売場の人間なら周知の事実だ。なぜなら、商品を並べる陳列棚の仕切りに使う板を固定するとき、養生テープを使うからだ。
そして商品の入れ替えをする際、仕切り板を外す、つまり養生テープを剥がす。
そのとき、大抵、陳列棚にはテープの後が残る。
そういうものなのだ。
もちろん、張ってすぐに剥がせばその危険性は少なくなる。
しかしながら、養生テープは熱と紫外線に弱い。
熱によって糊の粘度が上がり、紫外線によってテープ繊維が脆くなる。
台風が過ぎるから台風一過。さんさん降り注ぐ太陽の光がまぶしい。
そんな状況下、窓にひっついた養生テープはなにを思うだろうか?
養生テープの特性を理解した上で張るのであればありがたい。
そうでなくても、自己責任で施工するのであれば大変素敵なことである。
だが、養生テープを魔法のテープだと盲信して使うのだけは、お願いだから控えたほしいと、ホームセンター販売員の立場として、思うのである。
きっと、魔法がとけた途端に、彼らは悪魔に惑わされていたことを他人のせいにすることだろう。
養生テープは、魔法のテープではない。
塗装が付いてほしくないところを覆うシートを仮止めするためのテープだ。
糊残りは確かに少ないし、ガムテープと比べようもないくらい、その特性は際立っている。
しかし、これは窓ガラスの飛散を防ぐためのテープではない。
(さらに言うと、これを張ればガラスが強化され割れなくなる、なんてこともあり得ない。でもたまに問い合わせがある)
これを書いている間に、最後の養生テープが売れてしまった。
次はガムテープが品薄になっていく。
「一日くらいなら大丈夫でしょ。剥がしても跡残んないよね?」
そう訊かれた。
哀しいけれど、ガムテープは思うほど親切には剥がれてくれない。
防災とタピオカミルクティー
とはいえ、僕は世間への嘆きを吐露したいわけではないのだ。
そもそも、養生テープが欠品することなんて一度たりともなかった。
(特に当店の塗料担当は「養生テープが欠品したら仕事辞める」と宣言するほどこの商品が欠品にならないように魂を注いでいたし、それほど塗料関連施工の基礎商品なのだ)

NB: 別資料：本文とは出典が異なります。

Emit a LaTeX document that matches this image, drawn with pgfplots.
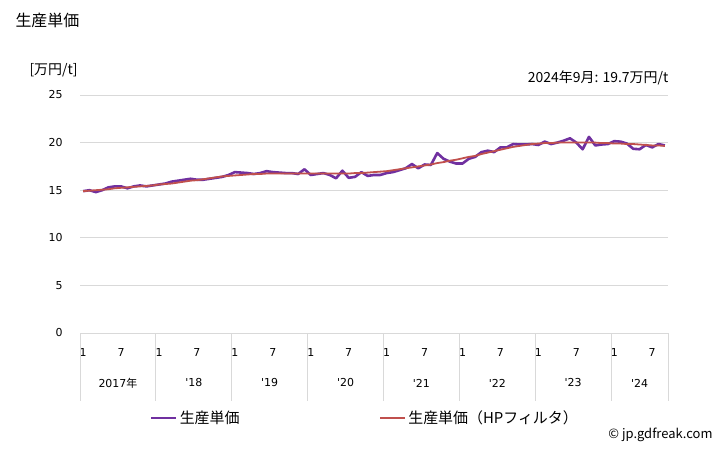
\documentclass[border=0pt]{standalone}
\usepackage{fontspec}
\setmainfont{Noto Sans CJK JP}
\newfontfamily\dv{DejaVu Sans}
\usepackage{pgfplots}
\pgfplotsset{compat=1.18}
\usepackage{pgfplotstable}
\definecolor{ppl}{HTML}{7030A0}
\definecolor{hp}{HTML}{C0504D}
\definecolor{grd}{HTML}{D9D9D9}

% monthly, 2017-01 .. 2024-09 ; v = unit price, t = HP trend
\pgfplotstableread{
m v t
0 14.9 14.9
1 15.0 14.95
2 14.8 15.0
3 15.0 15.05
4 15.3 15.1
5 15.4 15.2
6 15.4 15.25
7 15.2 15.3
8 15.4 15.35
9 15.5 15.4
10 15.4 15.45
11 15.5 15.5
12 15.6 15.6
13 15.7 15.65
14 15.9 15.7
15 16.0 15.8
16 16.1 15.9
17 16.2 16.0
18 16.1 16.05
19 16.1 16.15
20 16.2 16.25
21 16.3 16.35
22 16.4 16.45
23 16.6 16.5
24 16.9 16.55
25 16.85 16.6
26 16.8 16.65
27 16.7 16.7
28 16.8 16.7
29 17.0 16.75
30 16.9 16.75
31 16.85 16.75
32 16.8 16.75
33 16.8 16.75
34 16.7 16.75
35 17.2 16.75
36 16.6 16.75
37 16.7 16.75
38 16.8 16.75
39 16.6 16.75
40 16.25 16.75
41 17.05 16.75
42 16.3 16.75
43 16.4 16.8
44 16.9 16.8
45 16.5 16.85
46 16.6 16.9
47 16.6 16.95
48 16.8 17.0
49 16.9 17.1
50 17.1 17.2
51 17.3 17.3
52 17.75 17.4
53 17.3 17.5
54 17.7 17.6
55 17.65 17.7
56 18.9 17.85
57 18.3 17.95
58 18.0 18.1
59 17.8 18.2
60 17.8 18.35
61 18.3 18.5
62 18.5 18.6
63 19.0 18.8
64 19.15 18.95
65 19.0 19.1
66 19.5 19.25
67 19.5 19.4
68 19.85 19.55
69 19.8 19.65
70 19.8 19.75
71 19.85 19.85
72 19.75 19.9
73 20.1 19.95
74 19.85 19.95
75 20.0 20.0
76 20.2 20.0
77 20.45 20.0
78 20.0 20.0
79 19.3 20.0
80 20.6 20.0
81 19.7 20.0
82 19.8 19.95
83 19.85 19.95
84 20.15 19.9
85 20.1 19.9
86 19.9 19.85
87 19.35 19.85
88 19.3 19.8
89 19.75 19.75
90 19.5 19.7
91 19.85 19.7
92 19.7 19.65
}\data

\begin{document}
\begin{tikzpicture}
\path[use as bounding box] (0,0) rectangle (728bp,450bp);
\node[anchor=west, font=\fontsize{16}{18}\selectfont] at (12bp,430bp) {生産単価};
\node[anchor=west, font=\fontsize{14}{16}\selectfont] at (26bp,380bp) {[万円/t]};
\node[anchor=east, font=\fontsize{14}{16}\selectfont] at (672bp,372bp) {2024年9月: 19.7万円/t};
\node[anchor=east, font=\fontsize{13}{15}\selectfont] at (716bp,15bp) {© jp.gdfreak.com};
\begin{axis}[
  at={(80bp,117bp)}, anchor=south west,
  scale only axis, width=588bp, height=238bp,
  xmin=-0.5, xmax=92.5, ymin=0, ymax=25,
  ytick={0,5,...,25},
  xtick={0,6,...,90},
  xticklabels={1,7,1,7,1,7,1,7,1,7,1,7,1,7,1,7},
  /pgf/number format/assume math mode=true,
  axis line style={draw=none},
  ymajorgrids, major grid style={draw=grd, line width=0.9bp},
  major tick length=0pt,
  xtick pos=lower, ytick pos=left,
  tick label style={font=\dv\fontsize{11}{12}\selectfont},
  yticklabel style={anchor=east, xshift=-14bp},
  xticklabel style={anchor=center, yshift=-20bp},
  extra x ticks={-0.5,11.5,23.5,35.5,47.5,59.5,71.5,83.5,92.5},
  extra x tick labels={},
  extra x tick style={grid=none, major tick length=68bp, tick align=outside,
    tick style={draw=grd, line width=0.9bp}},
  clip=false,
  legend columns=2,
  legend style={at={(0.119,-0.357)}, anchor=west, draw=none, fill=none,
    inner sep=0pt, font=\fontsize{15}{17}\selectfont,
    /tikz/every even column/.append style={column sep=138bp}},
  legend image code/.code={\draw[#1] (0bp,0bp) -- (25bp,0bp);},
]
\addplot[ppl, line width=2.6bp, line join=round] table[x=m, y=v] {\data};
\addlegendentry{生産単価}
\addplot[hp, line width=1.8bp, line join=round] table[x=m, y=t] {\data};
\addlegendentry{生産単価（HPフィルタ）}
\foreach \c/\l in {5.5/{{\dv 2017}年}, 17.5/{\dv'18}, 29.5/{\dv'19}, 41.5/{\dv'20},
                   53.5/{\dv'21}, 65.5/{\dv'22}, 77.5/{\dv'23}, 88/{\dv'24}} {
  \edef\tmp{\noexpand\node[font=\noexpand\fontsize{11}{12}\noexpand\selectfont] at (axis cs:\c,0) [yshift=-50bp] {\unexpanded\expandafter{\l}};}
  \tmp
}
\end{axis}
\end{tikzpicture}
\end{document}
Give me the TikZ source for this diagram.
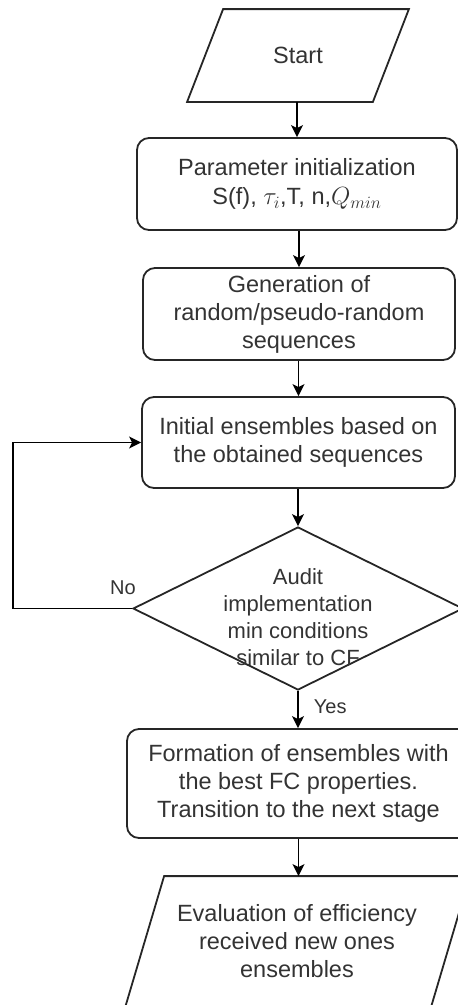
\documentclass[tikz,border=0pt]{standalone}
\usepackage{fontspec}
\setmainfont{Liberation Sans}
\usetikzlibrary{arrows.meta,shapes.geometric,calc}
\begin{document}
\begin{tikzpicture}[x=1pt,y=-1pt,
  line width=1.8pt,
  txt/.style={align=center, text=black!80, font=\fontsize{23.5}{28}\selectfont, inner sep=0pt},
  box/.style={txt, draw=black!85, rounded corners=12pt},
  arr/.style={draw=black, -{Stealth[length=12pt,width=12pt,inset=3pt]}},
  lbl/.style={text=black!80, font=\fontsize{20}{23}\selectfont, inner sep=0pt}
]
\useasboundingbox (0,0) rectangle (458,1005);
% Start
\node[txt, minimum width=184, minimum height=91] (start) at (298,55.5) {Start};
\draw[draw=black!85] ([xshift=18]start.north west) -- ([xshift=18]start.north east)
  -- ([xshift=-18]start.south east) -- ([xshift=-18]start.south west) -- cycle;
% Box 1
\node[box, minimum width=320, minimum height=92] (p1) at (297,184)
  {Parameter initialization\\[1pt]S(f), {\fontsize{27}{28}\selectfont$\tau_i$},T, n,{\fontsize{27}{28}\selectfont$Q_{min}$}};
% Box 2
\node[box, minimum width=312, minimum height=92] (p2) at (299,314)
  {Generation of\\random/pseudo-random\\sequences};
% Box 3
\node[box, minimum width=313, minimum height=91] (p3) at (298.5,442.5)
  {Initial ensembles based on\\the obtained sequences};
% Diamond
\node[diamond, draw=black!85, minimum width=330, minimum height=163, inner sep=0pt] (audit) at (298,608.5) {};
\node[txt, font=\fontsize{22}{27}\selectfont] (audittxt) at (298,617)
  {Audit\\implementation\\min conditions\\similar to CF};
% Box 4
\node[box, minimum width=343, minimum height=109] (p4) at (298.5,783.5)
  {Formation of ensembles with\\the best FC properties.\\Transition to the next stage};
% End
\node[txt, minimum width=304, minimum height=133] (fin) at (297,943.5) {};
\draw[draw=black!85] ([xshift=20]fin.north west) -- ([xshift=20]fin.north east)
  -- ([xshift=-20]fin.south east) -- ([xshift=-20]fin.south west) -- cycle;
\node[txt] (fintxt) at (297,941) {Evaluation of efficiency\\received new ones\\ensembles};
% connectors
\draw[arr] (start.south -| p1.north) -- (p1.north);
\draw[arr] (p1.south -| p2.north) -- (p2.north);
\draw[arr] (p2.south -| p3.north) -- (p3.north);
\draw[arr] (p3.south -| audit.north) -- (audit.north);
\draw[arr] (audit.south) -- (audit.south |- p4.north);
\draw[arr] (p4.south) -- (p4.south |- fin.north);
\coordinate (loopc) at (13,608.5);
\draw[arr] (audit.west) -- (loopc) -- (loopc |- p3.west) -- (p3.west);
\node[lbl] (no) at (123,588) {No};
\node[lbl, anchor=west] (yes) at (313,707) {Yes};
\end{tikzpicture}
\end{document}
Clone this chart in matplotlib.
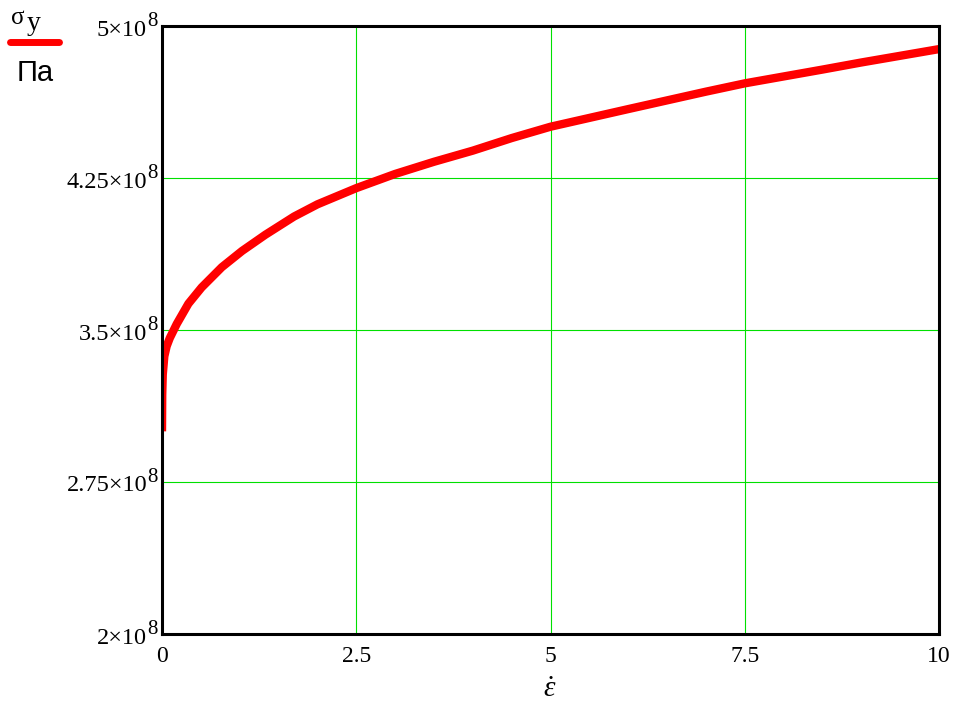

それが欠品したということは、先日千葉県を中心に猛威を振るった台風15号ファクサイの教訓が活かされているということだ。
大勢の方が災害が起こる前に備える。こんなの、ホームセンターにそこそこ長く勤めているけれど、めったにない。初めてといっていい。
驚きと素敵さと、そしてホームセンターマンとして、これに充分な対応ができなかった自分が悔しい。
我々は教訓を活かしている。
……いや、もしかしたらそれは幻想かもしれない。
もしかしたら、単純に我々がメディアに鵜呑みにし、踊らされているだけなのではないだろうか。
つまり一種の流行りみたいなもので、つまるところタピオカドリンクだ。窓ガラスを飛散させたくないというより、みんな買ってるから養生テープを買うのだ。
(窓飛散防止を真剣に考えているならば、あらかじめ窓に飛散防止フィルムが張られているだろうし、あるいは養生テープの備蓄があってもいいだろう。
養生テープというものを知らなくても、ある程度熟練したホームセンターの販売員に尋ねれば、候補のひとつとして案内されるはずである)
ただ、いつものように台風が過ぎてから波板や波板に打ち込む釘が欠品するよりかは、まだましなのだろう。
これがメディアに踊らされた我々の喜劇であるならば、それで構わない。
これで知識がつくのであれば、いくらでも喜劇役者になってやる。
・養生テープは魔法のアイテムではない。
・直前に備えたところで手遅れになる場合が多い
だからそう、日頃の備えというのが大事だというメディアの呼びかけに、今から躍り狂えたらそれでいいのだ。
なにはともあれ、お客様と、このnoteをご覧になった皆様がどうかご無事であることを祈ります。生きて、生きて……。
20191013追記
窓から養生テープを剥がしたとき、また布粘着テープを剥がしたとき後が残ってしまった……。
そんなときは、「粘着材はがし」「シールはがし」などをご利用ください。
ただし、相性によっては窓ガラスや窓枠を傷める場合があるので、まずは目立たない部分に付けて様子を見るといいです。
どうかいつもの暮らしが少しでも早く戻りつつ、
このnoteを読んだ方が、なんでもいいので、
日頃からの対策をされるようになれば、幸いです。